The goal is to hand full operation of those programs over to the communities targeted by Kony’s Lord’s Resistance Army rebels in central African countries by 2016, Keesey said in the statement published on Monday.
Invisible Children shot to prominence in March 2012 with a campaign to raise awareness of atrocities committed by LRA rebels blamed for massacres, mutilations and the abduction of thousands of children as fighters and sex slaves.
A video produced by the charity has been seen more than 100 million times on YouTube, and the group raised nearly $30 million that year.
The charity says it will lay off most of its staff in San Diego, and that fundraising and volunteer programs will also end as the organization winds down.
“The paradox of running a nonprofit is that the closer you get to achieving your mission, the closer you get to putting yourself out of a job,” Keesey wrote.

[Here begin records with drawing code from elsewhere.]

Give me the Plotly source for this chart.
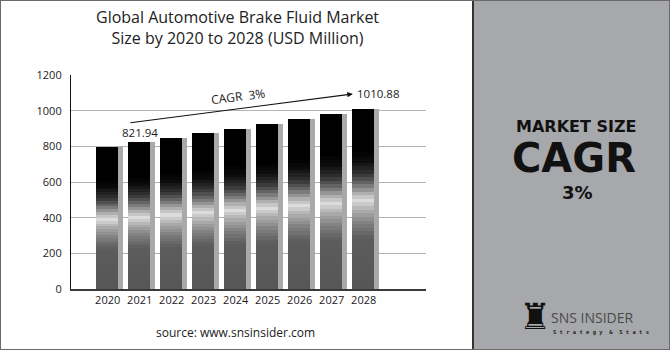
import plotly.graph_objects as go

# ---- data ----
years = [2020, 2021, 2022, 2023, 2024, 2025, 2026, 2027, 2028]
year_labels = [str(y) for y in years]
market_size = [798, 821.94, 847, 873, 899, 925, 953, 981, 1010.88]
y_ticks = [0, 200, 400, 600, 800, 1000, 1200]
cagr_text = "3%"

W, H = 670, 350
FONT = "Open Sans"

def px(x):
    return x / W

def py(y):
    return 1 - y / H

fig = go.Figure()

# shadow bars (grey strip at right of each bar)
fig.add_trace(go.Bar(
    x=years, y=market_size, base=[0] * len(years),
    offset=-0.27, width=0.76,
    marker=dict(color="#a9a9ab", line=dict(width=0)),
    hoverinfo="skip", showlegend=False,
))

# vertical "metallic" gradient, built as stacked slices of each bar
stops = [(0.0, 86), (0.28, 92), (0.36, 125), (0.44, 175), (0.49, 220),
         (0.53, 175), (0.58, 110), (0.64, 50), (0.71, 12), (0.77, 0), (1.0, 0)]

def grey_at(f):
    for (f0, g0), (f1, g1) in zip(stops[:-1], stops[1:]):
        if f0 <= f <= f1:
            t = (f - f0) / (f1 - f0) if f1 > f0 else 0
            return int(round(g0 + t * (g1 - g0)))
    return stops[-1][1]

N = 50
for k in range(N):
    f = (k + 0.5) / N
    g = grey_at(f)
    fig.add_trace(go.Bar(
        x=years,
        y=[v / N * 1.02 for v in market_size] if k < N - 1 else [v / N for v in market_size],
        base=[v * k / N for v in market_size],
        offset=-0.36, width=0.69,
        marker=dict(color=f"rgb({g},{g},{g})", line=dict(width=0)),
        hoverinfo="skip", showlegend=False,
    ))

shapes = [
    # right panel
    dict(type="rect", xref="paper", yref="paper", x0=px(473), x1=1, y0=0, y1=1,
         fillcolor="#a7a8ab", line=dict(width=0), layer="below"),
    dict(type="line", xref="paper", yref="paper", x0=px(473), x1=px(473), y0=0, y1=1,
         line=dict(color="#333333", width=2)),
    # outer border
    dict(type="rect", xref="paper", yref="paper", x0=0, x1=1, y0=0, y1=1,
         line=dict(color="#6a6a6a", width=2), fillcolor="rgba(0,0,0,0)"),
]

def ann(**kw):
    kw.setdefault("showarrow", False)
    kw.setdefault("xanchor", "center")
    kw.setdefault("yanchor", "middle")
    return kw

annotations = [
    ann(text="Global Automotive Brake Fluid Market<br>Size by 2020 to 2028 (USD Million)",
        xref="paper", yref="paper", x=px(237), y=py(27),
        font=dict(family=FONT, size=16, color="#222222"), align="center"),
    ann(text="source: www.snsinsider.com", xref="paper", yref="paper",
        x=px(235), y=py(332),
        font=dict(family=FONT, size=12, color="#222222")),
    # CAGR arrow
    dict(x=2027.66, y=1094, ax=2020.66, ay=931, xref="x", yref="y", axref="x", ayref="y",
         text="", showarrow=True, arrowhead=2, arrowsize=1, arrowwidth=1.1,
         arrowcolor="#111111"),
    ann(text=f"CAGR  {cagr_text}", x=2024.07, y=1077, xref="x", yref="y",
        textangle=-7,
        font=dict(family=FONT, size=12, color="#222222")),
    ann(text=f"{market_size[1]:.2f}", x=years[1], y=878, xref="x", yref="y",
        font=dict(family=FONT, size=11.5, color="#222222")),
    ann(text=f"{market_size[-1]:.2f}", x=2027.72, y=1094, xref="x", yref="y",
        xanchor="left",
        font=dict(family=FONT, size=11.5, color="#222222")),
    # right panel texts
    ann(text="<b>MARKET SIZE</b>", xref="paper", yref="paper", x=px(576), y=py(126.5),
        font=dict(family="DejaVu Sans", size=16, color="#111111")),
    ann(text="<b>CAGR</b>", xref="paper", yref="paper", x=px(574), y=py(158),
        font=dict(family="DejaVu Sans", size=40, color="#111111")),
    ann(text=f"<b>{cagr_text}</b>", xref="paper", yref="paper", x=px(577), y=py(193),
        font=dict(family="DejaVu Sans", size=18, color="#111111")),
    # logo
    ann(text="♜", xref="paper", yref="paper", x=px(535), y=py(316),
        font=dict(family="DejaVu Sans", size=36, color="#111111")),
    ann(text="SNS INSIDER", xref="paper", yref="paper", x=px(549), y=py(317),
        xanchor="left",
        font=dict(family="Open Sans", size=14, color="#4a4a4a")),
    ann(text="<b>S t r a t e g y  &  S t a t s</b>", xref="paper", yref="paper",
        x=px(551), y=py(332), xanchor="left",
        font=dict(family="DejaVu Sans Mono", size=5.5, color="#222222")),
]

fig.update_layout(
    width=W, height=H,
    margin=dict(l=0, r=0, t=0, b=0, pad=0),
    autosize=False,
    paper_bgcolor="white", plot_bgcolor="white",
    barmode="overlay", bargap=0,
    shapes=shapes, annotations=annotations,
    showlegend=False,
    xaxis=dict(domain=[px(71), px(426)], range=[2018.853, 2029.947],
               tickvals=years, ticktext=year_labels, showgrid=False,
               showline=True, linecolor="#3a3a3a", linewidth=1.5,
               ticks="", tickfont=dict(family=FONT, size=11, color="#222222"),
               fixedrange=True, zeroline=False, automargin=False),
    yaxis=dict(domain=[py(289), py(75)], range=[0, 1200], tickvals=y_ticks,
               showgrid=True, gridcolor="#b4b4b4", gridwidth=1,
               showline=True, linecolor="#111111", linewidth=1.2,
               ticks="", ticklabelstandoff=6,
               tickfont=dict(family=FONT, size=11, color="#222222"),
               zeroline=False, fixedrange=True, automargin=False),
)

fig.write_html("out.html", config={"displayModeBar": False})
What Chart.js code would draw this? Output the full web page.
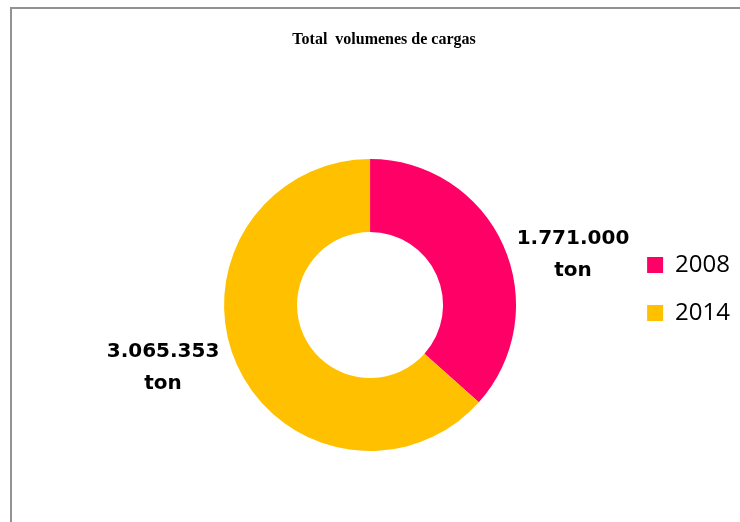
<!DOCTYPE html>
<html>
<head>
<meta charset="utf-8">
<script src="https://cdn.jsdelivr.net/npm/chart.js@4"></script>
<style>
    html, body { margin: 0; padding: 0; background: #ffffff; }
    #container { position: relative; width: 740px; height: 522px; overflow: hidden; }
    #frame { position: absolute; left: 10px; top: 7px; width: 780px; height: 560px;
             border: 2px solid #929292; pointer-events: none; }
</style>
</head>
<body>
<div id="container">
    <canvas id="canvas" width="740" height="522"></canvas>
    <div id="frame"></div>
</div>
<script>
    // datos
    const aLabels = ["2008", "2014"];
    const aVolumen = [1771000, 3065353];
    const sUnidad = "ton";
    const aColors = ["#ff0066", "#ffc000"];

    // miles con punto
    function formatMiles(iValue) {
        return String(iValue).replace(/\B(?=(\d{3})+(?!\d))/g, ".");
    }

    // mueve titulo / leyenda despues del layout
    const nudgePlugin = {
        id: "nudge",
        afterLayout: function (chart, args, opts) {
            ["title", "legend"].forEach(function (sKey) {
                const oBox = chart[sKey === "title" ? "titleBlock" : "legend"];
                const o = opts[sKey];
                if (!oBox || !o) return;
                oBox.left += o.dx || 0;
                oBox.right += o.dx || 0;
                oBox.top += o.dy || 0;
                oBox.bottom += o.dy || 0;
            });
        }
    };

    // etiquetas de valor fuera del anillo
    const valueLabelPlugin = {
        id: "valueLabels",
        afterDatasetsDraw: function (chart, args, opts) {
            const ctx = chart.ctx;
            const oMeta = chart.getDatasetMeta(0);
            ctx.save();
            ctx.font = opts.font;
            ctx.fillStyle = opts.color;
            ctx.textAlign = "center";
            ctx.textBaseline = "middle";
            oMeta.data.forEach(function (oArc, i) {
                const aPos = opts.anchors[i];
                const x = oArc.x + oArc.outerRadius * aPos[0];
                const y = oArc.y + oArc.outerRadius * aPos[1];
                const aLines = [formatMiles(chart.data.datasets[0].data[i]), sUnidad];
                aLines.forEach(function (sLine, j) {
                    ctx.fillText(sLine, x, y + (j - (aLines.length - 1) / 2) * opts.lineHeight);
                });
            });
            ctx.restore();
        }
    };

    const ctx = document.getElementById("canvas").getContext("2d");

    new Chart(ctx, {
        type: "doughnut",
        data: {
            labels: aLabels,
            datasets: [{
                data: aVolumen,
                backgroundColor: aColors,
                borderWidth: 0,
                hoverOffset: 0,
                offset: 0
            }]
        },
        options: {
            responsive: false,
            animation: false,
            cutout: "50%",
            rotation: 0,
            layout: {
                padding: { left: 117, right: 0, top: 0, bottom: 71 }
            },
            plugins: {
                title: {
                    display: true,
                    text: "Total  volumenes de cargas",
                    fullSize: false,
                    color: "#000000",
                    font: { family: "'Liberation Serif', 'Times New Roman', serif", size: 16, weight: "bold", lineHeight: 1.2 },
                    padding: { top: 30, bottom: 109.8 }
                },
                legend: {
                    display: true,
                    position: "right",
                    fullSize: false,
                    labels: {
                        boxWidth: 16,
                        boxHeight: 16,
                        padding: 24,
                        color: "#000000",
                        font: { family: "'Open Sans', sans-serif", size: 24 }
                    }
                },
                tooltip: { enabled: false },
                nudge: {
                    title: { dx: 14, dy: 0 },
                    legend: { dx: 0, dy: -16 }
                },
                valueLabels: {
                    font: "bold 20px 'DejaVu Sans', sans-serif",
                    color: "#000000",
                    lineHeight: 32,
                    anchors: [[1.39, -0.342], [-1.418, 0.428]]
                }
            }
        },
        plugins: [nudgePlugin, valueLabelPlugin]
    });
</script>
</body>
</html>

Kony, who is charged with war crimes by the International Criminal Court in The Hague, waged a brutal war against Uganda’s government for nearly two decades, before fleeing with his fighters into the jungles of central Africa around 2005.
There have been at least 157 LRA attacks on civilians in the Central African Republic and Congo so far this year, the United Nations said last month, including 22 deaths and 432 abductions.
The United Nations said earlier this year that credible sources suggested Kony was hiding with some commanders in Sudanese-controlled areas of a disputed enclave in South Sudan bordering the Central African Republic and Sudan.